** Short task **
Restate the span of lines that starts with the line containing "What D3.js code" and ends with the line containing "const xTicks = [0, 10, 20, 30, 40, 50];", word for word, including both, with nothing else.

** Record list **
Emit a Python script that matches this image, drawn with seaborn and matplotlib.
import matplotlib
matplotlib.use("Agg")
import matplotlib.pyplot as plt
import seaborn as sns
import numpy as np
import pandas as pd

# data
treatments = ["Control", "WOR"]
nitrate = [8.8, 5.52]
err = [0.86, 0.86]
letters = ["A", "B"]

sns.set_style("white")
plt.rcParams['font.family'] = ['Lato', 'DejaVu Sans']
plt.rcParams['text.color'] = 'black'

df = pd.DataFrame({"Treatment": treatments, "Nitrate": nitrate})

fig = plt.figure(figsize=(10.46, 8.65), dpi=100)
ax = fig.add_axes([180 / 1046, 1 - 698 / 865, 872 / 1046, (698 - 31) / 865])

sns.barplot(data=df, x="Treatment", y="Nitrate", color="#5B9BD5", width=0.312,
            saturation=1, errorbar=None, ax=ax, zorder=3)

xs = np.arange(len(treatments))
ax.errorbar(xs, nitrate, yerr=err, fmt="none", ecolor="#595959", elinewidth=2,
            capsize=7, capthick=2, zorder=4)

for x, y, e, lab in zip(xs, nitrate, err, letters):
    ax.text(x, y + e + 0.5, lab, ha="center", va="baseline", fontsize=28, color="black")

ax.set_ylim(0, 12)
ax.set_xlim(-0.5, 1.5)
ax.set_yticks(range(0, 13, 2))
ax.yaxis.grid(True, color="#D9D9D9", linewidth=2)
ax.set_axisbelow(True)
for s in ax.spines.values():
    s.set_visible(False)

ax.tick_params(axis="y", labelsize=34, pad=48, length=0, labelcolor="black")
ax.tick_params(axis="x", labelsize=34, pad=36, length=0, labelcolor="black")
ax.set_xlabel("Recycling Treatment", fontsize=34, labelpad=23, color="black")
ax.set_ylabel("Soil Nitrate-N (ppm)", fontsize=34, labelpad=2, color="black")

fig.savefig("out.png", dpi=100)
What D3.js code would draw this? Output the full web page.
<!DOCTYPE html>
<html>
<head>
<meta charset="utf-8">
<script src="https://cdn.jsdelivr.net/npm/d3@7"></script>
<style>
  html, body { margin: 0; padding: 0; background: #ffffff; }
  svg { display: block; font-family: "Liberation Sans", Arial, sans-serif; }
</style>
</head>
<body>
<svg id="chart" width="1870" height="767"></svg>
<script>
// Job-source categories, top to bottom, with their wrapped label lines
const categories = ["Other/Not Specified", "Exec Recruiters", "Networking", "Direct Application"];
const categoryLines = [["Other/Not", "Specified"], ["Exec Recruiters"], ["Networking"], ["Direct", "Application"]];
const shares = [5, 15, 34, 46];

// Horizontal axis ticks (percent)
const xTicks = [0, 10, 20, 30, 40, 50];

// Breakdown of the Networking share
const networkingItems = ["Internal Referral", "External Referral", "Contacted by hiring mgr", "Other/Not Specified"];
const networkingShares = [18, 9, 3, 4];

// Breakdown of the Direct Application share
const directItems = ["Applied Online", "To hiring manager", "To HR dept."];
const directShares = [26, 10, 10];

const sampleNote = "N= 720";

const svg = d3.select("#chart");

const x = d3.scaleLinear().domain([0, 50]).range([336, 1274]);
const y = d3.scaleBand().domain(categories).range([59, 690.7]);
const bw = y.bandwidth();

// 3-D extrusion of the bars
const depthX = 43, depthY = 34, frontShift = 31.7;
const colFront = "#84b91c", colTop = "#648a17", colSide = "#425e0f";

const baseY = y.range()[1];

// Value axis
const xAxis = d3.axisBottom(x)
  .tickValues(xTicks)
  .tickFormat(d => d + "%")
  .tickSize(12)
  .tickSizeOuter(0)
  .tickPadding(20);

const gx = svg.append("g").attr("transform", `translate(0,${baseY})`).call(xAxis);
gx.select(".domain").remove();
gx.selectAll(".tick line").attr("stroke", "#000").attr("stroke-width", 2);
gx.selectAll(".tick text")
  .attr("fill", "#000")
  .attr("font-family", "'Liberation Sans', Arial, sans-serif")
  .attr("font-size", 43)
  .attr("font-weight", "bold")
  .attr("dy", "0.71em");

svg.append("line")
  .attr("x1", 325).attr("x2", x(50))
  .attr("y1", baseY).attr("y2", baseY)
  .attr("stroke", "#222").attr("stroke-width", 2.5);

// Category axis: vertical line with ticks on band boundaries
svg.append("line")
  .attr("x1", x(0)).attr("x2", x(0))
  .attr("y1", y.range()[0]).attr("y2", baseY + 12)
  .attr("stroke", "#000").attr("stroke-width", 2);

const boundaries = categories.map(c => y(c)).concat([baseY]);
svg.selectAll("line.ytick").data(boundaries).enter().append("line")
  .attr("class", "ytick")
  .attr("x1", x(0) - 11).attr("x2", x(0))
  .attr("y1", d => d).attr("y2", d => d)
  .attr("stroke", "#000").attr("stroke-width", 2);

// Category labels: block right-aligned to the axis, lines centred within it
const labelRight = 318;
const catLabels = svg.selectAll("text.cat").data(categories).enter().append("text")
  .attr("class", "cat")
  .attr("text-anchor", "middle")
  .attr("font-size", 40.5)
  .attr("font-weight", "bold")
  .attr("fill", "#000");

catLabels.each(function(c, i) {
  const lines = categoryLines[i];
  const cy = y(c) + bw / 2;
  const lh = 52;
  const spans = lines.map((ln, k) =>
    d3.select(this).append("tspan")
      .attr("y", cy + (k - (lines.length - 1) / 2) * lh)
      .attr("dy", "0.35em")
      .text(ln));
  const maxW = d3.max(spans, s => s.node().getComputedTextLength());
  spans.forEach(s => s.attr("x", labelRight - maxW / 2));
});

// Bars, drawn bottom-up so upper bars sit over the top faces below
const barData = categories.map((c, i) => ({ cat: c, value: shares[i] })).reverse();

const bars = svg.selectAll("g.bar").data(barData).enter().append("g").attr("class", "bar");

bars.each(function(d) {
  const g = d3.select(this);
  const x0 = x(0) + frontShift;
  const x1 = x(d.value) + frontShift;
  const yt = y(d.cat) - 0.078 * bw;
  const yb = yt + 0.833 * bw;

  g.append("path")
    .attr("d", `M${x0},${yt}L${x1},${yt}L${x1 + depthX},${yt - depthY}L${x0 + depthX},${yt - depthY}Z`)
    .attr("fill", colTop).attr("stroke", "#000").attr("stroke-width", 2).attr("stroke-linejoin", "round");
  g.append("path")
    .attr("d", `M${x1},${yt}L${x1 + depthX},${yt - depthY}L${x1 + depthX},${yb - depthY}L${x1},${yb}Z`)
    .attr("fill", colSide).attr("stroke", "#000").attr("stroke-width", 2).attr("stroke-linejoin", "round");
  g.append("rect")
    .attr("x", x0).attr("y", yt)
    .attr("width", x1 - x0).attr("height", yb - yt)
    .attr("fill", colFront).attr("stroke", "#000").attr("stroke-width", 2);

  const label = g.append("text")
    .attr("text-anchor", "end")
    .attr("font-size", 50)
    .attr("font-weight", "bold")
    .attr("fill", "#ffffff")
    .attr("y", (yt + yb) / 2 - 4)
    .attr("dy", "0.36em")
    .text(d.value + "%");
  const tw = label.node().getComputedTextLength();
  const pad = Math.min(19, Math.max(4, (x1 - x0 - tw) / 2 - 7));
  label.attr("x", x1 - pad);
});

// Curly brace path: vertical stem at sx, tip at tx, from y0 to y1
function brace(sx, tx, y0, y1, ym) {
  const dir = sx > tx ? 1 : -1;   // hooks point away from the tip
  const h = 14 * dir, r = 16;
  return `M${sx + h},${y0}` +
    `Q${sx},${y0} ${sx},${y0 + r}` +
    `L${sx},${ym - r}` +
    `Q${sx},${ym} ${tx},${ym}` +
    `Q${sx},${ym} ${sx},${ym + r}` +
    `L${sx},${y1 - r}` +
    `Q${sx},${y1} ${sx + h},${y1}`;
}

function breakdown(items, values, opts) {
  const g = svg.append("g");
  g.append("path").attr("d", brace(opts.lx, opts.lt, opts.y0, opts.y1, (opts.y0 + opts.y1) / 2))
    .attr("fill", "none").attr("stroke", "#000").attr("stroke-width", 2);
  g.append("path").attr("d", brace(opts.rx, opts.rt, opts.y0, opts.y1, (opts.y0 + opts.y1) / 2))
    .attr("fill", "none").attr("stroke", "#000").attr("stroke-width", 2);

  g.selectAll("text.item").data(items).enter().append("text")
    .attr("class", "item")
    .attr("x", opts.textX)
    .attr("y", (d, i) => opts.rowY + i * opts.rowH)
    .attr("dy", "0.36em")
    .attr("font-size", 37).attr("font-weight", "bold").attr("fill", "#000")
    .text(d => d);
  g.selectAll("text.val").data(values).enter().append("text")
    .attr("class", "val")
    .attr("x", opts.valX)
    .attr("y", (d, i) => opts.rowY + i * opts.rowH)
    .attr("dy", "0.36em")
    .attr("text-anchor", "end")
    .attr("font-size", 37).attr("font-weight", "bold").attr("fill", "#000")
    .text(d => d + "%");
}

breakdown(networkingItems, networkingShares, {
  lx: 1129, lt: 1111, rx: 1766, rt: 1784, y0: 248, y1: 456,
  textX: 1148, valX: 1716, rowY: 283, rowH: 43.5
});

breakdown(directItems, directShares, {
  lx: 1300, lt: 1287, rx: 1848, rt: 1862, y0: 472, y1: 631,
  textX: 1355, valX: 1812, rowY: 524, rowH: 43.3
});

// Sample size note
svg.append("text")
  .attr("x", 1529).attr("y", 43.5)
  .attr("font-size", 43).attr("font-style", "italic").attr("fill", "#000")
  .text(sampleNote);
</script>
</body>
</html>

** Written solution **
What D3.js code would draw this? Output the full web page.
<!DOCTYPE html>
<html>
<head>
<meta charset="utf-8">
<script src="https://cdn.jsdelivr.net/npm/d3@7"></script>
<style>
  html, body { margin: 0; padding: 0; background: #ffffff; }
  svg { display: block; font-family: "Liberation Sans", Arial, sans-serif; }
</style>
</head>
<body>
<svg id="chart" width="1870" height="767"></svg>
<script>
// Job-source categories, top to bottom, with their wrapped label lines
const categories = ["Other/Not Specified", "Exec Recruiters", "Networking", "Direct Application"];
const categoryLines = [["Other/Not", "Specified"], ["Exec Recruiters"], ["Networking"], ["Direct", "Application"]];
const shares = [5, 15, 34, 46];

// Horizontal axis ticks (percent)
const xTicks = [0, 10, 20, 30, 40, 50];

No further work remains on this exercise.